» Task to complete
Your job is to retype all of the data word for word, leaving every image out.

» Data extract

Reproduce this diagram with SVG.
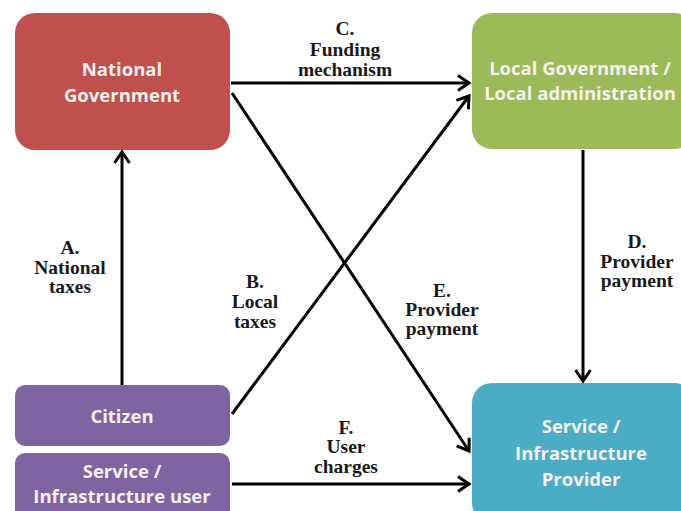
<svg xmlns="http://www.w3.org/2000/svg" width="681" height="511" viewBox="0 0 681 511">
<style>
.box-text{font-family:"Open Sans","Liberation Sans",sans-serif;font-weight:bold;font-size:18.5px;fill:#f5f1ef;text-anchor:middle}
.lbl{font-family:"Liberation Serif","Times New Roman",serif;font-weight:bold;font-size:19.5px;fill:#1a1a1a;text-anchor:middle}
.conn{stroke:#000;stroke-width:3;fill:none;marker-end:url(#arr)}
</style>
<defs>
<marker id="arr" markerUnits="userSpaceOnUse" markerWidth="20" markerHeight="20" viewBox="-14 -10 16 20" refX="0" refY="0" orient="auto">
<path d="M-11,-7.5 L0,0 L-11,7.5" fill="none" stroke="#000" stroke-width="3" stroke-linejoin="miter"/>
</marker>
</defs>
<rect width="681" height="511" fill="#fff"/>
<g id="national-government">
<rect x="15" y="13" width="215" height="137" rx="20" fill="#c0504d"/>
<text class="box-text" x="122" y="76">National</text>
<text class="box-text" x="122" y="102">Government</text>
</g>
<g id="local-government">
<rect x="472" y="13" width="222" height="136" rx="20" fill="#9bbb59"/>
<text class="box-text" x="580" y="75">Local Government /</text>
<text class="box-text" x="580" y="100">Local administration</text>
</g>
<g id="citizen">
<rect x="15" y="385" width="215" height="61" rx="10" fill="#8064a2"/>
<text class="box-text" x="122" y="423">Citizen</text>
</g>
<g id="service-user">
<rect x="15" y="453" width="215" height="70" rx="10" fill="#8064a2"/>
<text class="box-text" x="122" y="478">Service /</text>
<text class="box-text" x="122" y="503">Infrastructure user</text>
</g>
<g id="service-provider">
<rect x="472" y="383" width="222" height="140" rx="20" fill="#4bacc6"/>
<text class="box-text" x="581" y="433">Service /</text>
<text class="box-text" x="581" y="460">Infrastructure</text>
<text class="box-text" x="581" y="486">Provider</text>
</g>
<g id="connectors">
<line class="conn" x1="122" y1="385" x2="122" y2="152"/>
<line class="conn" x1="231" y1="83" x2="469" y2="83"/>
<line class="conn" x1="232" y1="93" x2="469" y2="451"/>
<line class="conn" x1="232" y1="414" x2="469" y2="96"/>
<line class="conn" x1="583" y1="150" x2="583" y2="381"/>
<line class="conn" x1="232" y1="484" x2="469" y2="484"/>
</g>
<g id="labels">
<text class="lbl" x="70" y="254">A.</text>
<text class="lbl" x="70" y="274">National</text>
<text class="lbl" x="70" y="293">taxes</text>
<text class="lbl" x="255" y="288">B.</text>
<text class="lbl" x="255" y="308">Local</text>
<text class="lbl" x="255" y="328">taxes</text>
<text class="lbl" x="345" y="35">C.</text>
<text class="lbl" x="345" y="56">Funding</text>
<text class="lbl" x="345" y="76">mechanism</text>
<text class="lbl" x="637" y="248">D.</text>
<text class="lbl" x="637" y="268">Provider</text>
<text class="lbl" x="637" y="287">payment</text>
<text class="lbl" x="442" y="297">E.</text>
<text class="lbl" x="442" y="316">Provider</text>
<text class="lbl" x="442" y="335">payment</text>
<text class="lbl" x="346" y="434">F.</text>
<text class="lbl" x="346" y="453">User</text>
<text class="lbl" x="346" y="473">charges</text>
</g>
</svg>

» The completed task
Reproduce this diagram with SVG.
<svg xmlns="http://www.w3.org/2000/svg" width="681" height="511" viewBox="0 0 681 511">
<style>
.box-text{font-family:"Open Sans","Liberation Sans",sans-serif;font-weight:bold;font-size:18.5px;fill:#f5f1ef;text-anchor:middle}
.lbl{font-family:"Liberation Serif","Times New Roman",serif;font-weight:bold;font-size:19.5px;fill:#1a1a1a;text-anchor:middle}
.conn{stroke:#000;stroke-width:3;fill:none;marker-end:url(#arr)}
</style>
<defs>
<marker id="arr" markerUnits="userSpaceOnUse" markerWidth="20" markerHeight="20" viewBox="-14 -10 16 20" refX="0" refY="0" orient="auto">
<path d="M-11,-7.5 L0,0 L-11,7.5" fill="none" stroke="#000" stroke-width="3" stroke-linejoin="miter"/>
</marker>
</defs>
<rect width="681" height="511" fill="#fff"/>
<g id="national-government">
<rect x="15" y="13" width="215" height="137" rx="20" fill="#c0504d"/>
<text class="box-text" x="122" y="76">National</text>
<text class="box-text" x="122" y="102">Government</text>
</g>
<g id="local-government">
<rect x="472" y="13" width="222" height="136" rx="20" fill="#9bbb59"/>
<text class="box-text" x="580" y="75">Local Government /</text>
<text class="box-text" x="580" y="100">Local administration</text>
</g>
<g id="citizen">
<rect x="15" y="385" width="215" height="61" rx="10" fill="#8064a2"/>
<text class="box-text" x="122" y="423">Citizen</text>
</g>
<g id="service-user">
<rect x="15" y="453" width="215" height="70" rx="10" fill="#8064a2"/>
<text class="box-text" x="122" y="478">Service /</text>
<text class="box-text" x="122" y="503">Infrastructure user</text>
</g>
<g id="service-provider">
<rect x="472" y="383" width="222" height="140" rx="20" fill="#4bacc6"/>
<text class="box-text" x="581" y="433">Service /</text>
<text class="box-text" x="581" y="460">Infrastructure</text>
<text class="box-text" x="581" y="486">Provider</text>
</g>
<g id="connectors">
<line class="conn" x1="122" y1="385" x2="122" y2="152"/>
<line class="conn" x1="231" y1="83" x2="469" y2="83"/>
<line class="conn" x1="232" y1="93" x2="469" y2="451"/>
<line class="conn" x1="232" y1="414" x2="469" y2="96"/>
<line class="conn" x1="583" y1="150" x2="583" y2="381"/>
<line class="conn" x1="232" y1="484" x2="469" y2="484"/>
</g>
<g id="labels">
<text class="lbl" x="70" y="254">A.</text>
<text class="lbl" x="70" y="274">National</text>
<text class="lbl" x="70" y="293">taxes</text>
<text class="lbl" x="255" y="288">B.</text>
<text class="lbl" x="255" y="308">Local</text>
<text class="lbl" x="255" y="328">taxes</text>
<text class="lbl" x="345" y="35">C.</text>
<text class="lbl" x="345" y="56">Funding</text>
<text class="lbl" x="345" y="76">mechanism</text>
<text class="lbl" x="637" y="248">D.</text>
<text class="lbl" x="637" y="268">Provider</text>
<text class="lbl" x="637" y="287">payment</text>
<text class="lbl" x="442" y="297">E.</text>
<text class="lbl" x="442" y="316">Provider</text>
<text class="lbl" x="442" y="335">payment</text>
<text class="lbl" x="346" y="434">F.</text>
<text class="lbl" x="346" y="453">User</text>
<text class="lbl" x="346" y="473">charges</text>
</g>
</svg>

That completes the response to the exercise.